Real Estate Owned (REO) 101
An REO is an asset (property) that has been taken back by mortgager/lender through a foreclosure proceeding.
There are several steps to this procedure and the Mortgagee (owner) has an opportunity to re take/keep the property during the process.
The basic steps are:
1) Mortgagee (owner) fails to secure a Short Sale or loan Modification.
2) Lender having already proceeded with foreclosure proceeding during Short Sale process sets an auction date.
3) At auction investors/mortgagee fails to meet/exceed Lenders bid price
4) Lender “takes back” asset (REO)
5) Lender may “shop” asset (s) to institutional/bulk buyers.
6) If asset is not sold it may be listed with Realtor or in house sales team.
Step 6 is where most home buyers see the property listed as an REO, but by this time the property has been recycled/reviewed/rejected/purchased (think sloppy seconds) by many parties (The Pros that I mentioned earlier)

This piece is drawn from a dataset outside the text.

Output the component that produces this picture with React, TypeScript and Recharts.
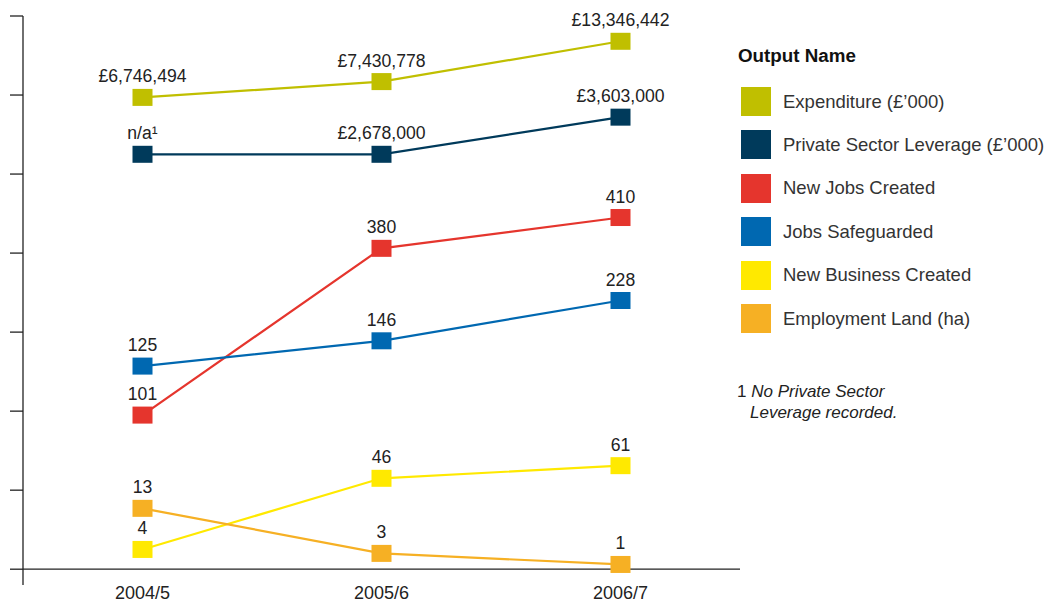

Couple of things to consider in the REO gig.
CASH IS KING…period. If you got it flaunt it, lenders love cash as they don’t have to go through those nasty little things known as appraisals (ahhh, but try to finance something from them and see what they say about appraisals HA! (what’s good for the goose is definitely not good for the gander).
If the property shows any value, (Bueno, Bonito y Barato) prepare for a bidding war that many times takes the property above current market value.
While price may look attractive, many times the condition of asset outweighs the cost of purchasing/renovating from a hard cash standpoint.
Asset (s) may have title issues that may not be addressed by Lender (buyer beware)
So what’s it mean to the average Joe?
REO’s are just like everything else in life….you get what you pay for.